If buf is the input, hoist it. If buf is allocated by process, that's its real cost and you're measuring correctly.

C. State accumulation.

// BAD: the map grows during the run; later iterations are slower
m := make(map[int]int)
for i := 0; i < b.N; i++ {
    m[i] = i
}

If you must accumulate, either use b.N-aware sizing (make(map[int]int, b.N)) or reset inside the loop.

10. Reading variance out of a single run¶

Some go test flags shed light without benchstat:

go test -bench=. -count=1 -benchtime=1000000x ./...

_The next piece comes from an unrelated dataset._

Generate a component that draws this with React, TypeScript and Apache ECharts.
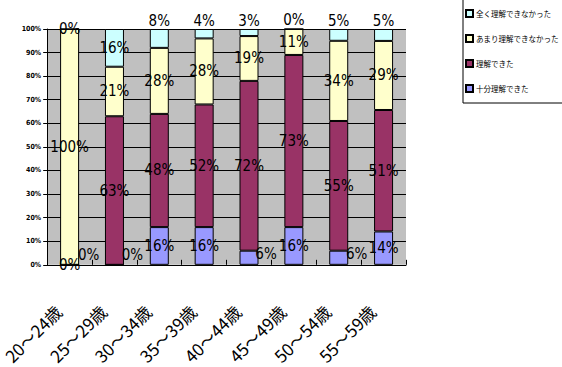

This pins b.N to exactly 1,000,000 across all benchmarks, giving you N independent samples per benchmark function. Combined with -cpuprofile, you can see the per-iteration cost distribution. But for actual comparison, -count=10 with benchstat is still the right tool — pinning b.N does not reduce inter-sample variance from external sources.

11. When benchmarks lie: a checklist¶

Run this against any "surprising" benchmark result before believing it:

Question	If yes, suspect
Is `ns/op` < 1?	Compiler removed your code.
Did `allocs/op` drop to 0 with no code change?	Compiler proved escape-free; verify with `-gcflags="-m"`.
Did running the same benchmark again give a 20% different number?	High variance; pin governor, add `-count`.
Is your benchmark 10× faster than the function in production?	Input is unrealistic (size, shape, randomness).
Did `benchstat` print `~`?	The difference is noise.
Is `p` between 0.05 and 0.10?	Borderline; needs more samples.
Did the benchmark allocate but the function looks pure?	Closure capture or interface boxing.
Did optimization win in benchmark but lose in production?	Cache effects, branch patterns, or contention you didn't model.

12. Summary¶

Senior-level benchmarking is largely about trust: trust that the compiler didn't elide your code, trust that the variance is bounded, trust that the workload represents reality. Use sinks or b.Loop() against dead-code elimination, perflock/governor pinning against system noise, benchstat with -count≥10 for significance, and cache/branch-aware workloads against microbench traps. Allocation budgets enforced in CI are the cheapest way to keep gains.